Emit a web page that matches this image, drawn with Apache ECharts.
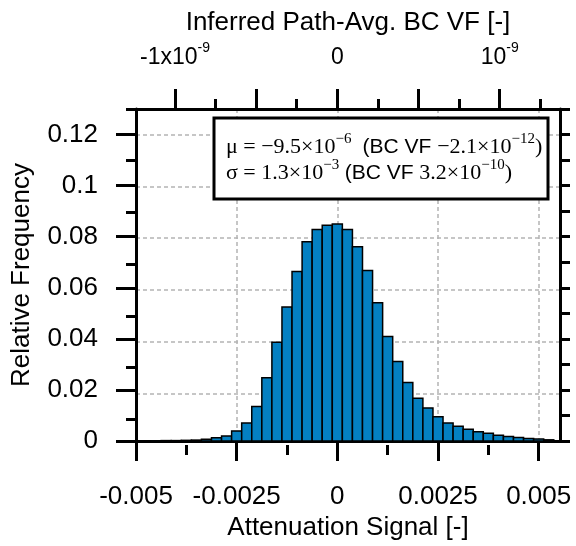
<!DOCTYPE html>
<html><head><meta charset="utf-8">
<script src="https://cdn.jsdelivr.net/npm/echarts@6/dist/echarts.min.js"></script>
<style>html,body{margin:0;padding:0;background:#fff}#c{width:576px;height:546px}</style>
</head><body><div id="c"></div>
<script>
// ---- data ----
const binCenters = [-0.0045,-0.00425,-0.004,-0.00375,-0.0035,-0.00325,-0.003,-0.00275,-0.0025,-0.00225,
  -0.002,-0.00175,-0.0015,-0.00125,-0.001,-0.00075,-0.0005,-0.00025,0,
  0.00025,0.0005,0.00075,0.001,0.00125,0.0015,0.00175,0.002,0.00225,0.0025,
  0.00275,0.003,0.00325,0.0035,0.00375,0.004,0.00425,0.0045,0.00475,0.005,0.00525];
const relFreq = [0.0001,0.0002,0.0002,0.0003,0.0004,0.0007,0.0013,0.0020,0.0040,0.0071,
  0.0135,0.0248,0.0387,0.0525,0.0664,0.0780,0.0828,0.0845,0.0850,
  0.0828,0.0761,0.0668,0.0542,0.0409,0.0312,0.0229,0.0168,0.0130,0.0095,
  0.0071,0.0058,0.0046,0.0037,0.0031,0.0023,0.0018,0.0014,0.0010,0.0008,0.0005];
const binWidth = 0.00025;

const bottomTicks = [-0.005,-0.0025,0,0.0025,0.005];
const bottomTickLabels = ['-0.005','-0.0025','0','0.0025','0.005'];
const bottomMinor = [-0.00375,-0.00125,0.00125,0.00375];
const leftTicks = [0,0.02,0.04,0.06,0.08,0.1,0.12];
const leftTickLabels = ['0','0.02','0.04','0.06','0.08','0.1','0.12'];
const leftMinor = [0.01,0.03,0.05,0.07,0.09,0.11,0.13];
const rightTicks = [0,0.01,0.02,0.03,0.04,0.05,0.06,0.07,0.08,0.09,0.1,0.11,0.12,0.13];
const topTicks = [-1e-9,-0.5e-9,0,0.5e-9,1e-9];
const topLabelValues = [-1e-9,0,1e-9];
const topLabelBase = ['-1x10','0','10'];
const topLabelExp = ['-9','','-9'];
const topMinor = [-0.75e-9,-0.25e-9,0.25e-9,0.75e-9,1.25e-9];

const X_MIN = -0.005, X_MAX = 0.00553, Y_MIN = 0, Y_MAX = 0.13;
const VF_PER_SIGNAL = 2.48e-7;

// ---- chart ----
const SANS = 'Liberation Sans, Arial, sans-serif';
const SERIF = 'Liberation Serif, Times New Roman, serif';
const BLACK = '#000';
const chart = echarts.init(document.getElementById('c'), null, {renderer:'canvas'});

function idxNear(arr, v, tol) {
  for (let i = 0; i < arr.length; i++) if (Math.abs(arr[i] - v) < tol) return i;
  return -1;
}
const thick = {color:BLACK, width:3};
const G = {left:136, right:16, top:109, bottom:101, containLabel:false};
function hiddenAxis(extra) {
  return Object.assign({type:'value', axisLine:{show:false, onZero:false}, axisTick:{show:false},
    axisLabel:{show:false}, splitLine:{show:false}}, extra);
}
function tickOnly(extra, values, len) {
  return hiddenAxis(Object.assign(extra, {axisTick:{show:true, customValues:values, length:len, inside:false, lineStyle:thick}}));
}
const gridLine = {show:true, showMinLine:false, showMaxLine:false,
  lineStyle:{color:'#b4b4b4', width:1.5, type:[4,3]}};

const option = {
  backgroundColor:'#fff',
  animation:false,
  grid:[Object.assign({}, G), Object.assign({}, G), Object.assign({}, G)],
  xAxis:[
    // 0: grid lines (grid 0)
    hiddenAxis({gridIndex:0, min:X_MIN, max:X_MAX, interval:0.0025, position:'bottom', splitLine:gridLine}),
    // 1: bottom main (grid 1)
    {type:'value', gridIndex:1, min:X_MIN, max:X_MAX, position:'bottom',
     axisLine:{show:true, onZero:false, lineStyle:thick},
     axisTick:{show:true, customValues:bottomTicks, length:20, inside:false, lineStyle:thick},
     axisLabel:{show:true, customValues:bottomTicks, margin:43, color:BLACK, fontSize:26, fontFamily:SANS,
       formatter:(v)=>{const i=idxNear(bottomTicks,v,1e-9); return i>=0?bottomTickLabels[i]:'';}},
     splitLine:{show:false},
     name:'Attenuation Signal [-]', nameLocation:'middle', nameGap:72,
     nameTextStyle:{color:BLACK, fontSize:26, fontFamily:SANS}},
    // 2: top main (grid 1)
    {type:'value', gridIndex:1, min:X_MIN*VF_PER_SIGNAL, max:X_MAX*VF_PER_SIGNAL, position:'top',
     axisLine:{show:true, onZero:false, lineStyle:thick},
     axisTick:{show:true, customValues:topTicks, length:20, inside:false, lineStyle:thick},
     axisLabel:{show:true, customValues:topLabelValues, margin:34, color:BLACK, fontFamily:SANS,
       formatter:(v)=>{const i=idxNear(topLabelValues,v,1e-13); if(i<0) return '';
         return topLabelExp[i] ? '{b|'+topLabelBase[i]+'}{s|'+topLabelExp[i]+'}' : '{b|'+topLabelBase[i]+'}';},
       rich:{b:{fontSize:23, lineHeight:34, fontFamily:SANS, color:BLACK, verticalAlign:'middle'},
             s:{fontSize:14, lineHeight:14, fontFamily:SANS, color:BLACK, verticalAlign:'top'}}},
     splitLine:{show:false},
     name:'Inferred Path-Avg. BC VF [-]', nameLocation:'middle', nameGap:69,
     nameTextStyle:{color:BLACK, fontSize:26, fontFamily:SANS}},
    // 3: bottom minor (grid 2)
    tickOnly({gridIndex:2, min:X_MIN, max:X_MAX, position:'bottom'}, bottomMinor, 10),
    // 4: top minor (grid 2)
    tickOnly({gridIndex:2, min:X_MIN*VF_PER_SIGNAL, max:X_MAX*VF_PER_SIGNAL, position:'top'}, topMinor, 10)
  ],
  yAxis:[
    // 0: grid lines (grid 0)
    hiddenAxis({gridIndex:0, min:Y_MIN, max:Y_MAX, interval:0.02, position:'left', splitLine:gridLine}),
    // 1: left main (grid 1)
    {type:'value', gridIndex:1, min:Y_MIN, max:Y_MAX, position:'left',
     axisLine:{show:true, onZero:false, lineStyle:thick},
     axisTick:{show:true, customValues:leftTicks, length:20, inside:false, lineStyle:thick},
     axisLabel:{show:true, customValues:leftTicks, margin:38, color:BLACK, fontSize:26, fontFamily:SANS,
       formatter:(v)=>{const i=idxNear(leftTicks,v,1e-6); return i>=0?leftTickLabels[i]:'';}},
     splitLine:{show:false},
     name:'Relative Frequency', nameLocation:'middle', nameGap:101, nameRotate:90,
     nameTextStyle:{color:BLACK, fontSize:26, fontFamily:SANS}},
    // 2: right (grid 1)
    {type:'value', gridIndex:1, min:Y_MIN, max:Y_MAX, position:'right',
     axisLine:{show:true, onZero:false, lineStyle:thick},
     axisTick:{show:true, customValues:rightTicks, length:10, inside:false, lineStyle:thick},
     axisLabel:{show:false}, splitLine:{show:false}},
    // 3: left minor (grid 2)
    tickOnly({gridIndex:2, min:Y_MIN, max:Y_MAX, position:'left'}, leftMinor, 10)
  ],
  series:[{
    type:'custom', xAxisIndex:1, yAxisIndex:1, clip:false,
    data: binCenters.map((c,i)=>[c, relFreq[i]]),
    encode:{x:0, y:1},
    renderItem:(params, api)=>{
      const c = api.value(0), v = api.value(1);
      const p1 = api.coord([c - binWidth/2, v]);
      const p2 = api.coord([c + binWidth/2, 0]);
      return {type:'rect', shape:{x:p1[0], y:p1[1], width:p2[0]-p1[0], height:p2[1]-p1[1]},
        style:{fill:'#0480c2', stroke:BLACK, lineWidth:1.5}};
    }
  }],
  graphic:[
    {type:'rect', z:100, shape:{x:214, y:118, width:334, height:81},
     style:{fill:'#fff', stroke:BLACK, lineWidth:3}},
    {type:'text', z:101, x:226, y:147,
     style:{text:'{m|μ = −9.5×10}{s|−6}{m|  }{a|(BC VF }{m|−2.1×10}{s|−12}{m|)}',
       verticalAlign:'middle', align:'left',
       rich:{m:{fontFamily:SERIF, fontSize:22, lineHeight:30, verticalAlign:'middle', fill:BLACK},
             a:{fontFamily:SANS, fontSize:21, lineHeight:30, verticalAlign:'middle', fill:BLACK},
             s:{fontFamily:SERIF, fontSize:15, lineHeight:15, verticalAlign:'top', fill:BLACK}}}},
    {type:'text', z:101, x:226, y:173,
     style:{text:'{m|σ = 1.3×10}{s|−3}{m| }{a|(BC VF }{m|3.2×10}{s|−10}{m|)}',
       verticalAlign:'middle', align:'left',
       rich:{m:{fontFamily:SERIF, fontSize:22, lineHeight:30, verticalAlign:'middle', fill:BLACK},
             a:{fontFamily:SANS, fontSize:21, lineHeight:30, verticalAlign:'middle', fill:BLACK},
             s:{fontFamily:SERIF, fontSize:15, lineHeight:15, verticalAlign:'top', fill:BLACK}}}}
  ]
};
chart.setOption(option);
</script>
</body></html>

+++++

■ Problem description ■
From the first line above to the line containing "const VF_PER_SIGNAL = 2.48e-7;", repeat each line exactly. Pictures stay out.

■ Task solution ■
Emit a web page that matches this image, drawn with Apache ECharts.
<!DOCTYPE html>
<html><head><meta charset="utf-8">
<script src="https://cdn.jsdelivr.net/npm/echarts@6/dist/echarts.min.js"></script>
<style>html,body{margin:0;padding:0;background:#fff}#c{width:576px;height:546px}</style>
</head><body><div id="c"></div>
<script>
// ---- data ----
const binCenters = [-0.0045,-0.00425,-0.004,-0.00375,-0.0035,-0.00325,-0.003,-0.00275,-0.0025,-0.00225,
  -0.002,-0.00175,-0.0015,-0.00125,-0.001,-0.00075,-0.0005,-0.00025,0,
  0.00025,0.0005,0.00075,0.001,0.00125,0.0015,0.00175,0.002,0.00225,0.0025,
  0.00275,0.003,0.00325,0.0035,0.00375,0.004,0.00425,0.0045,0.00475,0.005,0.00525];
const relFreq = [0.0001,0.0002,0.0002,0.0003,0.0004,0.0007,0.0013,0.0020,0.0040,0.0071,
  0.0135,0.0248,0.0387,0.0525,0.0664,0.0780,0.0828,0.0845,0.0850,
  0.0828,0.0761,0.0668,0.0542,0.0409,0.0312,0.0229,0.0168,0.0130,0.0095,
  0.0071,0.0058,0.0046,0.0037,0.0031,0.0023,0.0018,0.0014,0.0010,0.0008,0.0005];
const binWidth = 0.00025;

const bottomTicks = [-0.005,-0.0025,0,0.0025,0.005];
const bottomTickLabels = ['-0.005','-0.0025','0','0.0025','0.005'];
const bottomMinor = [-0.00375,-0.00125,0.00125,0.00375];
const leftTicks = [0,0.02,0.04,0.06,0.08,0.1,0.12];
const leftTickLabels = ['0','0.02','0.04','0.06','0.08','0.1','0.12'];
const leftMinor = [0.01,0.03,0.05,0.07,0.09,0.11,0.13];
const rightTicks = [0,0.01,0.02,0.03,0.04,0.05,0.06,0.07,0.08,0.09,0.1,0.11,0.12,0.13];
const topTicks = [-1e-9,-0.5e-9,0,0.5e-9,1e-9];
const topLabelValues = [-1e-9,0,1e-9];
const topLabelBase = ['-1x10','0','10'];
const topLabelExp = ['-9','','-9'];
const topMinor = [-0.75e-9,-0.25e-9,0.25e-9,0.75e-9,1.25e-9];

const X_MIN = -0.005, X_MAX = 0.00553, Y_MIN = 0, Y_MAX = 0.13;
const VF_PER_SIGNAL = 2.48e-7;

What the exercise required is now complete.